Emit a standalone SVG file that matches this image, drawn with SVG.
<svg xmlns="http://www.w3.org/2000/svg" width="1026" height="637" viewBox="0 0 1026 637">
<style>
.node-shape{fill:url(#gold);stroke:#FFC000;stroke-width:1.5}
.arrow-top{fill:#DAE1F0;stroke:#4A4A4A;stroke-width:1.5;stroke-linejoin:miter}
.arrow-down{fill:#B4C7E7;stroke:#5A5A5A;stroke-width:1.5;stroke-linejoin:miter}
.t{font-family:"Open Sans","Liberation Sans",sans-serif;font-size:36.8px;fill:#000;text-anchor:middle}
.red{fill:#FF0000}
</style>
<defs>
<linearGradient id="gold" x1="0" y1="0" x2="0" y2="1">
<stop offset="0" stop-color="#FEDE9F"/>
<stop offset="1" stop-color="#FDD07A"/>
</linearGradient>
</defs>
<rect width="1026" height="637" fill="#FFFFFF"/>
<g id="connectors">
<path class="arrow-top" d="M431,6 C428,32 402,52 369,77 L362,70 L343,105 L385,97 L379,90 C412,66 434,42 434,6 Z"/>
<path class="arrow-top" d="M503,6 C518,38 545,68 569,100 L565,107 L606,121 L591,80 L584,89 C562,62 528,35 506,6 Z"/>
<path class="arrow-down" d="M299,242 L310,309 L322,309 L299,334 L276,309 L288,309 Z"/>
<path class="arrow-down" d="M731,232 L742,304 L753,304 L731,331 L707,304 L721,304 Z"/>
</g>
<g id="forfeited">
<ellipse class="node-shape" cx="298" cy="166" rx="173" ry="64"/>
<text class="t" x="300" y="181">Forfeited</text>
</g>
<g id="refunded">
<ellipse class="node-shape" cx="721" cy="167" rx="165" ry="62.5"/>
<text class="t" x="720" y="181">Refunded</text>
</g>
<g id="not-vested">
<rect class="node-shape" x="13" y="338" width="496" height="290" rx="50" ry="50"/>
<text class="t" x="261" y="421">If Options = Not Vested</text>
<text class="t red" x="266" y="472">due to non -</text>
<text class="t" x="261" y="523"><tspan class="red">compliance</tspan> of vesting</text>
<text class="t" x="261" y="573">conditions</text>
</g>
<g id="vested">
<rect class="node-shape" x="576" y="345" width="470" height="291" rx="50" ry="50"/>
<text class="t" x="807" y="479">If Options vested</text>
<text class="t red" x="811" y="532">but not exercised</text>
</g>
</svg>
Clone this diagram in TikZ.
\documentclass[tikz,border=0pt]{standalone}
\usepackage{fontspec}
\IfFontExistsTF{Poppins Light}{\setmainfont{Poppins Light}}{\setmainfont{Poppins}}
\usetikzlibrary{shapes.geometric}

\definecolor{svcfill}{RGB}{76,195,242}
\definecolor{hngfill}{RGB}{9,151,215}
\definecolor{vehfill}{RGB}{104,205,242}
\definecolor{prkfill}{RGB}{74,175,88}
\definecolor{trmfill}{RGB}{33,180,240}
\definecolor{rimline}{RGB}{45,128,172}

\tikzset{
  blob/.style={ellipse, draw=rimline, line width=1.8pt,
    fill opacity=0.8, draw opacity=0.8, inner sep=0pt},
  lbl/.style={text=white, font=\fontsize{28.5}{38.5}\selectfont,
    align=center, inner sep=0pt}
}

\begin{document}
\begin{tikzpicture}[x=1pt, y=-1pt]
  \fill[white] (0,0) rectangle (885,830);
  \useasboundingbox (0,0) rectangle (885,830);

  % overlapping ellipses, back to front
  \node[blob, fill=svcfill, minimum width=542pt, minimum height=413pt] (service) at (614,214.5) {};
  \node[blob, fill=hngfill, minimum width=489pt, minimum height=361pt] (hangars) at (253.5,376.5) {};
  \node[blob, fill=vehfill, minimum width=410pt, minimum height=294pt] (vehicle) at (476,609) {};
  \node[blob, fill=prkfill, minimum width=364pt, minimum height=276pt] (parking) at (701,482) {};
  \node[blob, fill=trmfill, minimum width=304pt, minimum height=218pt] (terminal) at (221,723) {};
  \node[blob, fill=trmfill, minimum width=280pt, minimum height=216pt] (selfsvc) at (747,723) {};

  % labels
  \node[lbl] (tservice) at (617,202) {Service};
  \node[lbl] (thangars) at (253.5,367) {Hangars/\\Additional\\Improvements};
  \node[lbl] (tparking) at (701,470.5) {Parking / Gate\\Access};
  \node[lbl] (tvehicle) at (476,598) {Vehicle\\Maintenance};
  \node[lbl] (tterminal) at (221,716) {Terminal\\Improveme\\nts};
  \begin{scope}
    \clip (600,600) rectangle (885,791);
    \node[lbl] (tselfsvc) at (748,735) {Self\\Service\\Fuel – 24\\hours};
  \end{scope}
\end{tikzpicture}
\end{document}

☆ ☆ ☆

Written task:
Return every entry exactly as given.

Final result:
Emit a standalone SVG file that matches this image, drawn with SVG.
<svg xmlns="http://www.w3.org/2000/svg" width="1026" height="637" viewBox="0 0 1026 637">
<style>
.node-shape{fill:url(#gold);stroke:#FFC000;stroke-width:1.5}
.arrow-top{fill:#DAE1F0;stroke:#4A4A4A;stroke-width:1.5;stroke-linejoin:miter}
.arrow-down{fill:#B4C7E7;stroke:#5A5A5A;stroke-width:1.5;stroke-linejoin:miter}
.t{font-family:"Open Sans","Liberation Sans",sans-serif;font-size:36.8px;fill:#000;text-anchor:middle}
.red{fill:#FF0000}
</style>
<defs>
<linearGradient id="gold" x1="0" y1="0" x2="0" y2="1">
<stop offset="0" stop-color="#FEDE9F"/>
<stop offset="1" stop-color="#FDD07A"/>
</linearGradient>
</defs>
<rect width="1026" height="637" fill="#FFFFFF"/>
<g id="connectors">
<path class="arrow-top" d="M431,6 C428,32 402,52 369,77 L362,70 L343,105 L385,97 L379,90 C412,66 434,42 434,6 Z"/>
<path class="arrow-top" d="M503,6 C518,38 545,68 569,100 L565,107 L606,121 L591,80 L584,89 C562,62 528,35 506,6 Z"/>
<path class="arrow-down" d="M299,242 L310,309 L322,309 L299,334 L276,309 L288,309 Z"/>
<path class="arrow-down" d="M731,232 L742,304 L753,304 L731,331 L707,304 L721,304 Z"/>
</g>
<g id="forfeited">
<ellipse class="node-shape" cx="298" cy="166" rx="173" ry="64"/>
<text class="t" x="300" y="181">Forfeited</text>
</g>
<g id="refunded">
<ellipse class="node-shape" cx="721" cy="167" rx="165" ry="62.5"/>
<text class="t" x="720" y="181">Refunded</text>
</g>
<g id="not-vested">
<rect class="node-shape" x="13" y="338" width="496" height="290" rx="50" ry="50"/>
<text class="t" x="261" y="421">If Options = Not Vested</text>
<text class="t red" x="266" y="472">due to non -</text>
<text class="t" x="261" y="523"><tspan class="red">compliance</tspan> of vesting</text>
<text class="t" x="261" y="573">conditions</text>
</g>
<g id="vested">
<rect class="node-shape" x="576" y="345" width="470" height="291" rx="50" ry="50"/>
<text class="t" x="807" y="479">If Options vested</text>
<text class="t red" x="811" y="532">but not exercised</text>
</g>
</svg>
Clone this diagram in TikZ.
\documentclass[tikz,border=0pt]{standalone}
\usepackage{fontspec}
\IfFontExistsTF{Poppins Light}{\setmainfont{Poppins Light}}{\setmainfont{Poppins}}
\usetikzlibrary{shapes.geometric}

\definecolor{svcfill}{RGB}{76,195,242}
\definecolor{hngfill}{RGB}{9,151,215}
\definecolor{vehfill}{RGB}{104,205,242}
\definecolor{prkfill}{RGB}{74,175,88}
\definecolor{trmfill}{RGB}{33,180,240}
\definecolor{rimline}{RGB}{45,128,172}

\tikzset{
  blob/.style={ellipse, draw=rimline, line width=1.8pt,
    fill opacity=0.8, draw opacity=0.8, inner sep=0pt},
  lbl/.style={text=white, font=\fontsize{28.5}{38.5}\selectfont,
    align=center, inner sep=0pt}
}

\begin{document}
\begin{tikzpicture}[x=1pt, y=-1pt]
  \fill[white] (0,0) rectangle (885,830);
  \useasboundingbox (0,0) rectangle (885,830);

  % overlapping ellipses, back to front
  \node[blob, fill=svcfill, minimum width=542pt, minimum height=413pt] (service) at (614,214.5) {};
  \node[blob, fill=hngfill, minimum width=489pt, minimum height=361pt] (hangars) at (253.5,376.5) {};
  \node[blob, fill=vehfill, minimum width=410pt, minimum height=294pt] (vehicle) at (476,609) {};
  \node[blob, fill=prkfill, minimum width=364pt, minimum height=276pt] (parking) at (701,482) {};
  \node[blob, fill=trmfill, minimum width=304pt, minimum height=218pt] (terminal) at (221,723) {};
  \node[blob, fill=trmfill, minimum width=280pt, minimum height=216pt] (selfsvc) at (747,723) {};

  % labels
  \node[lbl] (tservice) at (617,202) {Service};
  \node[lbl] (thangars) at (253.5,367) {Hangars/\\Additional\\Improvements};
  \node[lbl] (tparking) at (701,470.5) {Parking / Gate\\Access};
  \node[lbl] (tvehicle) at (476,598) {Vehicle\\Maintenance};
  \node[lbl] (tterminal) at (221,716) {Terminal\\Improveme\\nts};
  \begin{scope}
    \clip (600,600) rectangle (885,791);
    \node[lbl] (tselfsvc) at (748,735) {Self\\Service\\Fuel – 24\\hours};
  \end{scope}
\end{tikzpicture}
\end{document}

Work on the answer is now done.